Encouraging a balanced view
In an attempt to provide some preliminary data so that the debate about the 'cost' of older people can be properly framed, this paper provides estimates of the financial value of the unpaid contributions of older people - both to their family and to the wider community. In so doing, it brings data to bear on the image of older people as takers and 'greedy geezers'. The paper thus encourages a more balanced view of the net costs and benefits of older people in an ageing population.
Data from the 1997 Australian Time Use Survey are used in the paper to estimate the amount and value of unpaid work of different age groups. The Australian time use data provide detailed information regarding for whom a task or activity is undertaken. This allows us to distinguish between unpaid work which is undertaken for family members in a person's own household, for family members not living in a person's own household, and for friends, neighbours and others in the community. The ability to determine accurately for whom unpaid work is undertaken is not available in most time use surveys.

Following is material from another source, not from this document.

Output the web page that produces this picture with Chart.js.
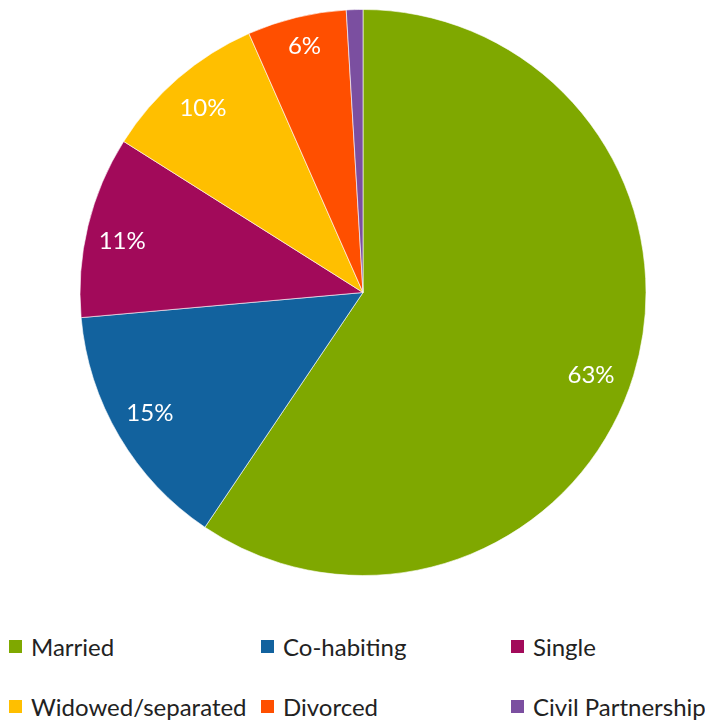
<!DOCTYPE html>
<html>
<head>
<meta charset="utf-8">
<script src="https://cdn.jsdelivr.net/npm/chart.js@4.4.0/dist/chart.umd.min.js"></script>
<style>
  html, body { margin: 0; padding: 0; background: #fff; }
  #wrap { position: relative; width: 705px; height: 723px; overflow: hidden; }
  #c { position: absolute; left: 0; top: 0; }
  .leg { position: absolute; font-family: Lato, "Open Sans", sans-serif; font-size: 24px; color: #222; white-space: nowrap; line-height: 26px; }
  .leg span.box { position: absolute; left: 0; top: 6px; width: 13px; height: 13px; }
  .leg span.txt { position: absolute; left: 22px; top: 0; }
</style>
</head>
<body>
<div id="wrap">
  <canvas id="c" width="705" height="585"></canvas>
</div>
<script>
const categories = ["Married", "Co-habiting", "Single", "Widowed/separated", "Divorced", "Civil Partnership"];
const values = [63, 15, 11, 10, 6, 1];
const shownLabels = ["63%", "15%", "11%", "10%", "6%", ""];
const colors = ["#7FA800", "#12629E", "#A20A5A", "#FFBF00", "#FF4F00", "#7B4FA0"];

// small label nudges (style only, px) to mimic the original's best-fit placement
const labelNudge = [[0, 13], [-4, -2], [-5, 5], [-1, -2], [0, -12], [0, 0]];

const labelPlugin = {
  id: "sliceLabels",
  afterDatasetsDraw(chart) {
    const ctx = chart.ctx;
    const meta = chart.getDatasetMeta(0);
    ctx.save();
    ctx.fillStyle = "#ffffff";
    ctx.font = "24px Lato, 'Open Sans', sans-serif";
    ctx.textAlign = "center";
    ctx.textBaseline = "middle";
    meta.data.forEach((arc, i) => {
      const t = shownLabels[i];
      if (!t) return;
      const p = arc.getProps(["x", "y", "startAngle", "endAngle", "outerRadius"], true);
      const mid = (p.startAngle + p.endAngle) / 2;
      const r = p.outerRadius * 0.85;
      ctx.fillText(t, p.x + Math.cos(mid) * r - 2 + labelNudge[i][0], p.y + Math.sin(mid) * r + labelNudge[i][1]);
    });
    ctx.restore();
  }
};

new Chart(document.getElementById("c"), {
  type: "pie",
  data: {
    labels: categories,
    datasets: [{
      data: values,
      backgroundColor: colors,
      borderColor: "rgba(255,255,255,0.6)",
      borderWidth: 1
    }]
  },
  options: {
    responsive: false,
    animation: false,
    layout: { padding: { left: 21, right: 0, top: 9, bottom: 9 } },
    plugins: {
      legend: { display: false },
      tooltip: { enabled: false }
    }
  },
  plugins: [labelPlugin]
});

// legend (built from the arrays)
const legendCols = [9, 261, 511];
const legendRows = [634, 694];
const wrap = document.getElementById("wrap");
categories.forEach((name, i) => {
  const d = document.createElement("div");
  d.className = "leg";
  d.style.left = legendCols[i % 3] + "px";
  d.style.top = legendRows[Math.floor(i / 3)] + "px";
  const b = document.createElement("span");
  b.className = "box";
  b.style.background = colors[i];
  const t = document.createElement("span");
  t.className = "txt";
  t.textContent = name;
  d.appendChild(b);
  d.appendChild(t);
  wrap.appendChild(d);
});
</script>
</body>
</html>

The rest of this paper is structured as follows. The next section discusses the measurement and definition of unpaid work and the data used. The third section discusses the valuation method used, and the fourth section presents estimates of the value of unpaid work. The penultimate section presents information on the incidence of unpaid work, and the final section makes some concluding comments.
1. However, it has frequently been pointed out that this ratio has many problems and can unfairly perpetuate negative stereotypes of older people. The simple ratio does not take account of the contribution of older people who remain in the labour market, or that of younger people not in the labour market. Nor does it recognise the degree of financial independence of many older people.